Given the recent Coursera news, in which Coursera has essentially become a supplier of courseware to higher education, I made a snarky comment on twitter that I was surprised that so few people had seen this coming. Martin Weller quite politely replied that he hadn’t seen it coming, at least not clearly, and could I link to the piece of mine that discussed this.
It’s a good question. Unfortunately, I tend to advance arguments over a series of blog posts (which is probably why I end up permanently a niche blogger — most people coming to my blog for the first time probably have no idea what I’m on about).
So Martin’s question is a good excuse to do a “story up until now post”, and point to posts over the last six or seven months that have advanced the argument. The most free standing one is probably January’s “Both MOOCs and Textbooks Will End Up Courseware” but the earliest one is from October 2012’s “Coursera Praises MOOC-Wrapping as They Attempt to Ban It“:
We now understand the endgame here. We now get the business model. The idea is not “send your students to us!”. The idea is to become yet another online vendor of services to higher ed.
[It also worth noting that a number of others have been making this argument as well. Michael Feldstein’s April 2013 article is probably the most complete example, but Downes, Wiley, Phil Hill, Bryan Alexander, Amy Collier, Derek Bruff and others have alluded to aspects of this transition too. (I missed people there — I’m sorry, not intentional)]
But here we go, working backwards. Just a sample, because, as I said, it’s been an obsession:
May 2013. “The Bigger Picture is Corporate-Built Online Delivered Through Traditional F2F Institutions“
Schools are going to have to build online resources with someone. It could be CourdacityX, it could be Pearson, or it could be with each other. The online resources are coming. It’s really just a matter of choosing how we want to build them.
February 2013: “The Oddity of MOOCs as OER and the Issue of Integration Cost“
In other words, as the hype about classroom use of MOOCs is beginning to hit the inflection point, we find that MOOCs in face-to-face classrooms are essentially being used as OER and OCW.

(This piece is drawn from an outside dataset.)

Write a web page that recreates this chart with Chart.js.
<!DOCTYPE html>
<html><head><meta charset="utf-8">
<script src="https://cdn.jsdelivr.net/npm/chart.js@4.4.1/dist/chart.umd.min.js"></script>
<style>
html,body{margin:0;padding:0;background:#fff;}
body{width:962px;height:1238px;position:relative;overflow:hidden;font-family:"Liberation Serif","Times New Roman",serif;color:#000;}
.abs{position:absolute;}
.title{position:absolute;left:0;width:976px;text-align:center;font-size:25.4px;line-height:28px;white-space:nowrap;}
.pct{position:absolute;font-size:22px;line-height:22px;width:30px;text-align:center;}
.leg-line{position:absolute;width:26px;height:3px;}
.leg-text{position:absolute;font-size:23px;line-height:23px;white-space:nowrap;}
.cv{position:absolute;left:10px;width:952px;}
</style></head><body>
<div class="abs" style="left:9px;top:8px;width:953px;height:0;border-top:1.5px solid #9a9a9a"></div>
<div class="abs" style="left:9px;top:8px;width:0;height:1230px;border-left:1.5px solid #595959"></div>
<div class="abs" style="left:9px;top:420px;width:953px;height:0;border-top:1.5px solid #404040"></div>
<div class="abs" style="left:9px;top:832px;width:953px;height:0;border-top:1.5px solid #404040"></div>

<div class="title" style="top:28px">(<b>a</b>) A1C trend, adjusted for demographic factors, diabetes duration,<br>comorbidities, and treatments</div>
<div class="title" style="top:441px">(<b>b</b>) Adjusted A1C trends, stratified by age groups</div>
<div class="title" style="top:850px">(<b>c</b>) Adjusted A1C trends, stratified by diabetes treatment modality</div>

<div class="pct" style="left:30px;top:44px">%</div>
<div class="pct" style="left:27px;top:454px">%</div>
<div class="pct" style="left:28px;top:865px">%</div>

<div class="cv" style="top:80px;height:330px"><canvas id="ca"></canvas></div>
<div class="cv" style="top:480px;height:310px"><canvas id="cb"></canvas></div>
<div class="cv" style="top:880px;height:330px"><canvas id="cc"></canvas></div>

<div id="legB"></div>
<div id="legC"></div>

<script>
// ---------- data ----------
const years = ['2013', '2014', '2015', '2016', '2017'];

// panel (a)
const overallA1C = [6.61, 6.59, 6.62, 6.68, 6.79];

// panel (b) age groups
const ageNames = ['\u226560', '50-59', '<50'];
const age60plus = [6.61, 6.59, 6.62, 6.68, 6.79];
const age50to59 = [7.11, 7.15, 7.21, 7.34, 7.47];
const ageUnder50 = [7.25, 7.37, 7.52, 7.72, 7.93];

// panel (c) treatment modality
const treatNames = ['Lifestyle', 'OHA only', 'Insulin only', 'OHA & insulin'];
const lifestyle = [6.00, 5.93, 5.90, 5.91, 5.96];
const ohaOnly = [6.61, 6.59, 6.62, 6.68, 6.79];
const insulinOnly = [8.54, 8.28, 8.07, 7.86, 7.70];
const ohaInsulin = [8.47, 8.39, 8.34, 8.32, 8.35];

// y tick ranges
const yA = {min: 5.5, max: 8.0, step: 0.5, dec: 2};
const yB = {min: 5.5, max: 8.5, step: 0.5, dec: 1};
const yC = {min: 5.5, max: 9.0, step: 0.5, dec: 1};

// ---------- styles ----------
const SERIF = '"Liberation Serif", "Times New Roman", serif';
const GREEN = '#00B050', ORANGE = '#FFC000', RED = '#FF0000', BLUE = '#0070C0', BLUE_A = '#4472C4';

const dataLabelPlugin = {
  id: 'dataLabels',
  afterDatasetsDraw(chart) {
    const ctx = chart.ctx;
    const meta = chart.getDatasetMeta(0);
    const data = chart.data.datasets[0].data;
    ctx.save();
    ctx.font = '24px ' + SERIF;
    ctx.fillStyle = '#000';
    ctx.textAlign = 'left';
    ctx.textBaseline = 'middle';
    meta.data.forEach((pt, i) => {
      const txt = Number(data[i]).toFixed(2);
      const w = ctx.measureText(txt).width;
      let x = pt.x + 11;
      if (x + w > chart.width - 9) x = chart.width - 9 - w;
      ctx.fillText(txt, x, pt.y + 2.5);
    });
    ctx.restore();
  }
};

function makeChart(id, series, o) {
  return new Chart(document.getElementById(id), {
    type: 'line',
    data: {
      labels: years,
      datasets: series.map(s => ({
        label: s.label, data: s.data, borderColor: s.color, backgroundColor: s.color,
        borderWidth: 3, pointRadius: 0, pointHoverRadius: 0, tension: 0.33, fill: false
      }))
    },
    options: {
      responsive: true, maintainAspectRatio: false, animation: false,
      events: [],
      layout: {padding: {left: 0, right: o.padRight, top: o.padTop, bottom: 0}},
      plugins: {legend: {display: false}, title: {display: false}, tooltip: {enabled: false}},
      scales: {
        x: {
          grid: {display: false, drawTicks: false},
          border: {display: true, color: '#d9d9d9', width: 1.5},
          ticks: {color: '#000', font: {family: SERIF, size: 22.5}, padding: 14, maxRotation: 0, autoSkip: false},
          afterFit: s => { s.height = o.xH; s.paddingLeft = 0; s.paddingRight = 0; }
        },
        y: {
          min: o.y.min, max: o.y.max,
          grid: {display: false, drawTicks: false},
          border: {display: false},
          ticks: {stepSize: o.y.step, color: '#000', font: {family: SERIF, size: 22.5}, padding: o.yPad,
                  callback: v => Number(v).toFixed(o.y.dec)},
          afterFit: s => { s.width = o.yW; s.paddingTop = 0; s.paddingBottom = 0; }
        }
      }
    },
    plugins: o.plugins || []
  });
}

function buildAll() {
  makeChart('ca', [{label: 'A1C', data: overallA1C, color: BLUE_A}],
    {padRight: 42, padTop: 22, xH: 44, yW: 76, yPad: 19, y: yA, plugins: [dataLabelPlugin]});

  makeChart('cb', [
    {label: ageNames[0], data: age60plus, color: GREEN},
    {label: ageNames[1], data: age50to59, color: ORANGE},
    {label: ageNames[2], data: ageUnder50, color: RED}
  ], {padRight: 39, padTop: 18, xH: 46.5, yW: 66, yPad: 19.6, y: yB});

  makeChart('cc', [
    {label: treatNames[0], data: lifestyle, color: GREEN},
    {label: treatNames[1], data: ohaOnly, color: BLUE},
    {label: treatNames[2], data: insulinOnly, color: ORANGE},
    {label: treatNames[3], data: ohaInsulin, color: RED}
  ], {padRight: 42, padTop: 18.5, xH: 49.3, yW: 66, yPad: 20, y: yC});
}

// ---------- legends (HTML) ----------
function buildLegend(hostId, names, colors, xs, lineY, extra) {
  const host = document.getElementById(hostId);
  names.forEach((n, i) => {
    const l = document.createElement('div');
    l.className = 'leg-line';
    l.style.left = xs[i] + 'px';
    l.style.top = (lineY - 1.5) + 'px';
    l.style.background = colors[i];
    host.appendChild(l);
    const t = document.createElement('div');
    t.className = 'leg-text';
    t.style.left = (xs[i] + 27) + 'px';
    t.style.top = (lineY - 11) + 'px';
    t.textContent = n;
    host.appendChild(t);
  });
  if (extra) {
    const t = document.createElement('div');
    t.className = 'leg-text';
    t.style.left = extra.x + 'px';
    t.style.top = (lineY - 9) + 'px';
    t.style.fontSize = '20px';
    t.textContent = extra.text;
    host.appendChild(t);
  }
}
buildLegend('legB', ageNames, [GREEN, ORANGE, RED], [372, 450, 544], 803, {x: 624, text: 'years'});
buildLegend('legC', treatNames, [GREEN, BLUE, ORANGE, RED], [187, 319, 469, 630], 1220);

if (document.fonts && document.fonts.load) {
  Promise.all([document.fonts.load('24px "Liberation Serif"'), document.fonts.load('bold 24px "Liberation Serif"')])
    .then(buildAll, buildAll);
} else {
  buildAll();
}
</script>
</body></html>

January 2013. “Both MOOCs and Textbooks Will End Up Courseware“
What’s happening right now is that xMOOCs are moving backwards into replicable content from the interaction and assessment pole while textbooks are are moving forward into interaction and assessment from the replicable content pole.

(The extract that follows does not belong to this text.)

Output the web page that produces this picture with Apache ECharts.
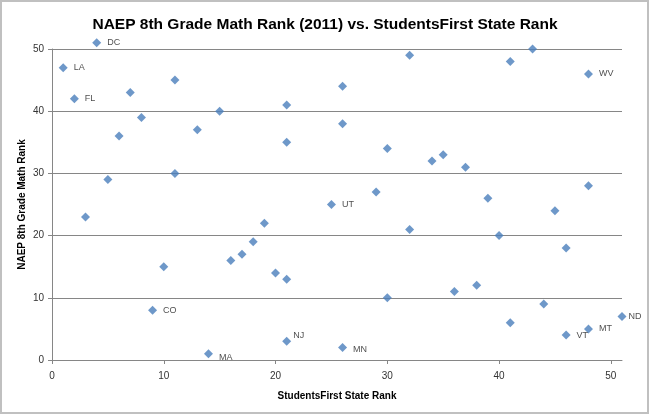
<!DOCTYPE html>
<html style="height: 100%">
<head>
<meta charset="utf-8">
<title>NAEP vs StudentsFirst</title>
<script src="https://cdn.jsdelivr.net/npm/echarts@6/dist/echarts.min.js"></script>
</head>
<body style="height: 100%; margin: 0; background: #fff">
<div id="container" style="width: 650px; height: 415px"></div>
<script type="text/javascript">

// StudentsFirst state rank (x), NAEP 8th grade math rank (y), state label
let sfRank = [4, 1, 2, 7, 6, 8, 11, 13, 15, 21, 21, 5, 11,
              32, 43, 41, 48, 26, 26, 30, 34, 35, 37, 48, 29, 39, 25, 45,
              3, 19, 18, 17, 16, 10, 20, 21, 9, 21, 14,
              32, 40, 46, 36, 38, 30, 44, 41, 51, 48, 46, 26];
let naepRank = [51, 47, 42, 43, 36, 39, 45, 37, 40, 41, 35, 29, 30,
                49, 50, 48, 46, 44, 38, 34, 32, 33, 31, 28, 27, 26, 25, 24,
                23, 22, 19, 17, 16, 15, 14, 13, 8, 3, 1,
                21, 20, 18, 11, 12, 10, 9, 6, 7, 5, 4, 2];
let stateName = ['DC', 'LA', 'FL', '', '', '', '', '', '', '', '', '', '',
                 '', '', '', 'WV', '', '', '', '', '', '', '', '', '', 'UT', '',
                 '', '', '', '', '', '', '', '', 'CO', 'NJ', 'MA',
                 '', '', '', '', '', '', '', '', 'ND', 'MT', 'VT', 'MN'];

// small nudges so labels sit like the original
let labelOffset = {NJ: [-4, -6], MA: [0, 4], MN: [0, 2], ND: [-4, 0]};

let points = sfRank.map(function (x, i) {
    let name = stateName[i];
    let item = {value: [x, naepRank[i]], name: name};
    if (labelOffset[name]) item.label = {offset: labelOffset[name]};
    return item;
});

let chart = echarts.init(document.getElementById('container'));
let font = 'Liberation Sans, Arial, sans-serif';

chart.setOption({
    animation: false,
    title: {
        text: 'NAEP 8th Grade Math Rank (2011) vs. StudentsFirst State Rank',
        left: 'center',
        top: 12,
        textStyle: {fontFamily: font, fontSize: 15.5, fontWeight: 'bold', color: '#000'}
    },
    graphic: [{
        type: 'rect',
        shape: {x: 1, y: 1, width: 647, height: 412},
        style: {fill: 'none', stroke: '#c0c0c0', lineWidth: 2},
        silent: true
    }],
    grid: {left: 52, right: 28, top: 49, bottom: 55, containLabel: false},
    xAxis: {
        type: 'value',
        min: 0, max: 51, interval: 10,
        name: 'StudentsFirst State Rank',
        nameLocation: 'middle',
        nameGap: 31,
        nameMoveOverlap: false,
        nameTextStyle: {fontFamily: font, fontSize: 10, fontWeight: 'bold', color: '#000'},
        axisLine: {show: true, lineStyle: {color: '#868686'}},
        axisTick: {show: true, length: 4, lineStyle: {color: '#868686'}},
        axisLabel: {fontFamily: font, fontSize: 10, color: '#333', margin: 11,
                    showMaxLabel: false},
        splitLine: {show: false}
    },
    yAxis: {
        type: 'value',
        min: 0, max: 50, interval: 10,
        name: 'NAEP 8th Grade Math Rank',
        nameLocation: 'middle',
        nameGap: 25,
        nameMoveOverlap: false,
        nameTextStyle: {fontFamily: font, fontSize: 10, fontWeight: 'bold', color: '#000'},
        axisLine: {show: true, lineStyle: {color: '#868686'}},
        axisTick: {show: true, length: 4, lineStyle: {color: '#868686'}},
        axisLabel: {fontFamily: font, fontSize: 10, color: '#333', margin: 8},
        splitLine: {show: true, lineStyle: {color: '#868686', width: 1}}
    },
    series: [{
        type: 'scatter',
        symbol: 'diamond',
        symbolSize: [9, 9],
        clip: false,
        itemStyle: {color: '#4a7ebb'},
        label: {
            show: true,
            position: 'right',
            distance: 6,
            formatter: function (p) { return p.name; },
            fontFamily: font,
            fontSize: 9,
            color: '#222'
        },
        data: points
    }]
});
</script>
</body>
</html>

The end result of this is not necessarily massive classes. It’s broadly used courseware — software that provides much of the skeleton of standard classes the way publisher texts do today. In other words, the best way to think of a MOOC isn’t really as a class brought to your doorstep — it’s more a textbook with ambitions.

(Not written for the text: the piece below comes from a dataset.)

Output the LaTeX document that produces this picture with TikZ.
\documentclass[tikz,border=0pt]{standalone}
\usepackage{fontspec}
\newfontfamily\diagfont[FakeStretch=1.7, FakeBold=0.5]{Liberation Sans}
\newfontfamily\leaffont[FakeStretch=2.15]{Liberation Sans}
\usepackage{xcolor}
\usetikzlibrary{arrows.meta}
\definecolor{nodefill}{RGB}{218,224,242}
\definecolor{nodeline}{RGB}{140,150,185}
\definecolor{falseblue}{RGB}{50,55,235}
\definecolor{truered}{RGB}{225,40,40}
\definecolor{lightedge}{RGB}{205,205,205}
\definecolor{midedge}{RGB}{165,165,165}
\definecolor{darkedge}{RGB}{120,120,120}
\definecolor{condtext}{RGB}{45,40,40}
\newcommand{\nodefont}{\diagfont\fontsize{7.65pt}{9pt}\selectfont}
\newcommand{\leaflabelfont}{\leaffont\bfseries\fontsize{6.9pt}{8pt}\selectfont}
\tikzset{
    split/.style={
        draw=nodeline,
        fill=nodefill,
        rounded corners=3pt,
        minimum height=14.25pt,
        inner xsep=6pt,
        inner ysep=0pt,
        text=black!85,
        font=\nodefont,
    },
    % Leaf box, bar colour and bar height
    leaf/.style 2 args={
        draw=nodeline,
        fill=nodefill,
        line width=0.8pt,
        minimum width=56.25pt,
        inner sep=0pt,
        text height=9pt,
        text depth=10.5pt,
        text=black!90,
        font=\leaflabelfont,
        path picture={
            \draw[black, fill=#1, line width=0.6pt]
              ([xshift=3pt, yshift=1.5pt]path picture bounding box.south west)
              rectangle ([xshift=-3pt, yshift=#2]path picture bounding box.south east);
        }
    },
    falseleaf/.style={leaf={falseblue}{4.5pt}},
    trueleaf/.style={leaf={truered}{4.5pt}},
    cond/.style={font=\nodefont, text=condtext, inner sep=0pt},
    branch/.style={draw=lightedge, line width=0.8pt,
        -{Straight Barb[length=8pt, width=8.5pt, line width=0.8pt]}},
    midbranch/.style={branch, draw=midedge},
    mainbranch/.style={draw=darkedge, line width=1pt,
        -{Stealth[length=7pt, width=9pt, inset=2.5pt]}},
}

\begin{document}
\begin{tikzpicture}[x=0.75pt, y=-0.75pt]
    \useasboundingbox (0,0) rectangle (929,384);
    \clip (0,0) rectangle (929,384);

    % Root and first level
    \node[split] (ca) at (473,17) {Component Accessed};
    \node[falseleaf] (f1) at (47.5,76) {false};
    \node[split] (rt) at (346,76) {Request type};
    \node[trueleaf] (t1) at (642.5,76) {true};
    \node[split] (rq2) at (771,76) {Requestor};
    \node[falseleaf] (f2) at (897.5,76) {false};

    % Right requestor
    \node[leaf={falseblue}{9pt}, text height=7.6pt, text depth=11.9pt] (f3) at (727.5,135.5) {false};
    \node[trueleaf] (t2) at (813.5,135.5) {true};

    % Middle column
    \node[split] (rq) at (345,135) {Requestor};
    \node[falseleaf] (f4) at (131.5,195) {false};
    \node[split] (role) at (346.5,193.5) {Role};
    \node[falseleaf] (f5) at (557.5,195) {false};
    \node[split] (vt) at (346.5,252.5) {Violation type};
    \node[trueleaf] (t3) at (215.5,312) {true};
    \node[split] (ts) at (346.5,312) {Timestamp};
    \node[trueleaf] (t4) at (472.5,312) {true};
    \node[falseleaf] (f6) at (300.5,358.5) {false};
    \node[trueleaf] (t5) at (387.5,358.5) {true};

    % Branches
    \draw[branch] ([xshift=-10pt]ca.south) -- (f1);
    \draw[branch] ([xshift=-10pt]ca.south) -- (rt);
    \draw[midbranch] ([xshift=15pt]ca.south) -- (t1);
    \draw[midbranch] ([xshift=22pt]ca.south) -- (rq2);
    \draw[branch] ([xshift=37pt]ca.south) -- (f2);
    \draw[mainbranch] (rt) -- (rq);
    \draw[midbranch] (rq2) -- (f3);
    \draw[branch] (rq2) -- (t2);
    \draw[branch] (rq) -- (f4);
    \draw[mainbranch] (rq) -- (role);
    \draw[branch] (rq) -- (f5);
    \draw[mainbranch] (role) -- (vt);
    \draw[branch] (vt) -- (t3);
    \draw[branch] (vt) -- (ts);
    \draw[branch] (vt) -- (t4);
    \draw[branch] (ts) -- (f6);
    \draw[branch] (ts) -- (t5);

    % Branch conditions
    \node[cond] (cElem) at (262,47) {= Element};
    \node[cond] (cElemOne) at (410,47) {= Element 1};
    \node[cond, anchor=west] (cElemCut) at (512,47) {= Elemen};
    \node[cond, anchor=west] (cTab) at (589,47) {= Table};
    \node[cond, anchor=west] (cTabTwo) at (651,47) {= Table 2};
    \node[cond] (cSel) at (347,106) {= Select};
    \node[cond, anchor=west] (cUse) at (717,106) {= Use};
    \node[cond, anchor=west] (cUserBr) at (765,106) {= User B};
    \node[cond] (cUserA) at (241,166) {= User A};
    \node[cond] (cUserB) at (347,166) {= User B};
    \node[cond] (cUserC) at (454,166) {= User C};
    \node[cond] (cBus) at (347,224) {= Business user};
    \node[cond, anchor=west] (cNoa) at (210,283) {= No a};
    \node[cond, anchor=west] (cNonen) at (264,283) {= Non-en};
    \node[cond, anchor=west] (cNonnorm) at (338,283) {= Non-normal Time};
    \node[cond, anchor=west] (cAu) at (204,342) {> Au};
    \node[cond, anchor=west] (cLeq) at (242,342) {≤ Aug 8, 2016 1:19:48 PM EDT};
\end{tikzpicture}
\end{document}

October 2012, “MOOCs = OCW + Cohorts“
What I think is missed in the hoopla about xMOOCs is — if you look at this long term — this is precisely what has happened. Right now, as we look at the first pass of these courses we are looking at new video, new pieces, etc. We think of it as a new course being “run”. But these courses will start to be rerun soon, and at that point it is basically OCW with a cohort.
October 2012 “Coursera Praises MOOC-Wrapping as They Attempt to Ban It“:
We now understand the endgame here. We now get the business model. The idea is not “send your students to us!”. The idea is to become yet another online vendor of services to higher ed.
January 2011 (Oh, why not, just for fun — to show this issue existed pre-MOOC): Course Redesign @ KSC: A Courseware Approach [Slides from AASCU Winter Meeting]
“What’s a better idea [than traditional OCW]? Framework-based, open teaching materials with assessment baked in…A project where multiple campuses draft up a couple frameworks that work, and start building 2-8 hour modules on the basic skills stuff that is a barrier for our students…In ways multiple campuses can use out-of-box, from web-enhanced, to blended, to online.”